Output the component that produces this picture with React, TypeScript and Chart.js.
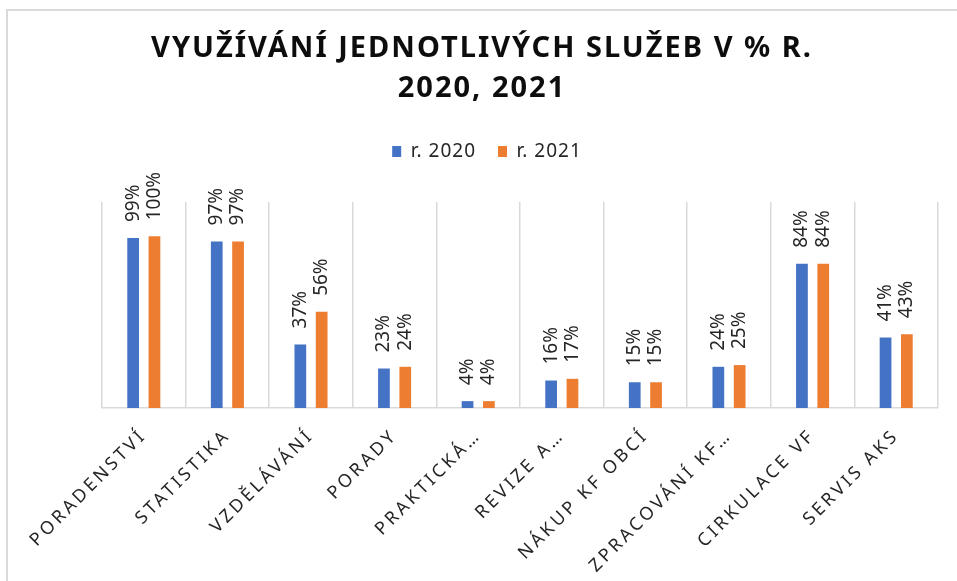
import { useEffect, useRef } from "react";
import { Chart, registerables } from "chart.js";

Chart.register(...registerables);

const categories = [
  "PORADENSTVÍ",
  "STATISTIKA",
  "VZDĚLÁVÁNÍ",
  "PORADY",
  "PRAKTICKÁ…",
  "REVIZE A…",
  "NÁKUP KF OBCÍ",
  "ZPRACOVÁNÍ KF…",
  "CIRKULACE VF",
  "SERVIS AKS",
];
const series2020 = [99, 97, 37, 23, 4, 16, 15, 24, 84, 41];
const series2021 = [100, 97, 56, 24, 4, 17, 15, 25, 84, 43];
const seriesNames = ["r. 2020", "r. 2021"];
const titleLines = ["VYUŽÍVÁNÍ JEDNOTLIVÝCH SLUŽEB V % R.", "2020, 2021"];

const FAMILY = "'Noto Sans', 'Open Sans', sans-serif";
const TICK_SPACING = "3.2px";
const TITLE_SPACING = "2px";
const LEGEND_SPACING = "1px";

const customPlugin = {
  id: "custom",
  afterInit(chart: any) {
    const t = chart.titleBlock;
    if (t) {
      const d = t.draw.bind(t);
      t.draw = (...a: any[]) => {
        const c = chart.ctx;
        c.save();
        c.letterSpacing = TITLE_SPACING;
        d(...a);
        c.restore();
      };
    }
    const lg = chart.legend;
    if (lg) {
      const f = lg.fit.bind(lg);
      lg.fit = (...a: any[]) => {
        const c = chart.ctx;
        const prev = c.letterSpacing;
        c.letterSpacing = LEGEND_SPACING;
        f(...a);
        c.letterSpacing = prev;
        lg.height += 31;
      };
      const d = lg.draw.bind(lg);
      lg.draw = (...a: any[]) => {
        const c = chart.ctx;
        c.save();
        c.letterSpacing = LEGEND_SPACING;
        c.translate(5, 0);
        d(...a);
        c.restore();
      };
    }
  },
  beforeLayout(chart: any) {
    chart.ctx.letterSpacing = TICK_SPACING;
  },
  beforeDraw(chart: any) {
    const c = chart.ctx;
    c.letterSpacing = TICK_SPACING;
    c.save();
    c.strokeStyle = "#d9d9d9";
    c.lineWidth = 2;
    c.beginPath();
    c.moveTo(7, chart.height);
    c.lineTo(7, 10);
    c.lineTo(chart.width, 10);
    c.stroke();
    c.restore();
  },
  afterDatasetsDraw(chart: any) {
    const c = chart.ctx;
    c.save();
    c.letterSpacing = "0px";
    c.font = `19px ${FAMILY}`;
    c.fillStyle = "#262626";
    c.textAlign = "left";
    c.textBaseline = "middle";
    chart.data.datasets.forEach((ds: any, i: number) => {
      const meta = chart.getDatasetMeta(i);
      meta.data.forEach((el: any, j: number) => {
        const v = ds.data[j];
        c.save();
        c.translate(el.x, el.y - 16);
        c.rotate(-Math.PI / 2);
        c.fillText(`${v}%`, 0, 0);
        c.restore();
      });
    });
    c.restore();
  },
};

export default function App() {
  const ref = useRef<HTMLCanvasElement | null>(null);

  useEffect(() => {
    if (!ref.current) return;
    const chart = new Chart(ref.current, {
      type: "bar",
      data: {
        labels: categories,
        datasets: [
          {
            label: seriesNames[0],
            data: series2020,
            backgroundColor: "#4472C4",
            borderWidth: 0,
            categoryPercentage: 0.51,
            barPercentage: 0.55,
          },
          {
            label: seriesNames[1],
            data: series2021,
            backgroundColor: "#ED7D31",
            borderWidth: 0,
            categoryPercentage: 0.51,
            barPercentage: 0.55,
          },
        ],
      },
      options: {
        responsive: false,
        animation: false,
        events: [],
        layout: { padding: { top: 10, left: 7, right: 0, bottom: 0 } },
        plugins: {
          title: {
            display: true,
            text: titleLines,
            color: "#0d0d0d",
            font: { family: FAMILY, size: 29, weight: "bold", lineHeight: 40 / 29 },
            padding: { top: 19, bottom: 11 },
          },
          legend: {
            display: true,
            position: "top",
            labels: {
              boxWidth: 9,
              boxHeight: 11,
              padding: 22,
              color: "#262626",
              font: { family: FAMILY, size: 19 },
            },
          },
          tooltip: { enabled: false },
        },
        scales: {
          x: {
            grid: {
              display: true,
              offset: true,
              color: "#d9d9d9",
              lineWidth: 1.5,
              drawTicks: false,
            },
            border: { display: true, color: "#d9d9d9", width: 1.5 },
            ticks: {
              autoSkip: false,
              maxRotation: 45,
              minRotation: 45,
              padding: 17,
              color: "#262626",
              font: { family: FAMILY, size: 18 },
            },
            afterFit(scale: any) {
              scale.height = 173;
              scale.paddingLeft = 102;
              scale.paddingRight = 19;
            },
          },
          y: { display: false, min: 0, max: 120 },
        },
      },
      plugins: [customPlugin as any],
    });
    return () => chart.destroy();
  }, []);

  return (
    <div
      style={{
        position: "fixed",
        left: 0,
        top: 0,
        width: 957,
        height: 581,
        background: "#fff",
      }}
    >
      <canvas ref={ref} width={957} height={581} style={{ display: "block" }} />
    </div>
  );
}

• **What needs to be done**
Repeat, exactly and in full, each line from the start of the data to the line that contains "Chart.register(...registerables);". Pictures do not go in.

• **The reply**
Output the component that produces this picture with React, TypeScript and Chart.js.
import { useEffect, useRef } from "react";
import { Chart, registerables } from "chart.js";

Chart.register(...registerables);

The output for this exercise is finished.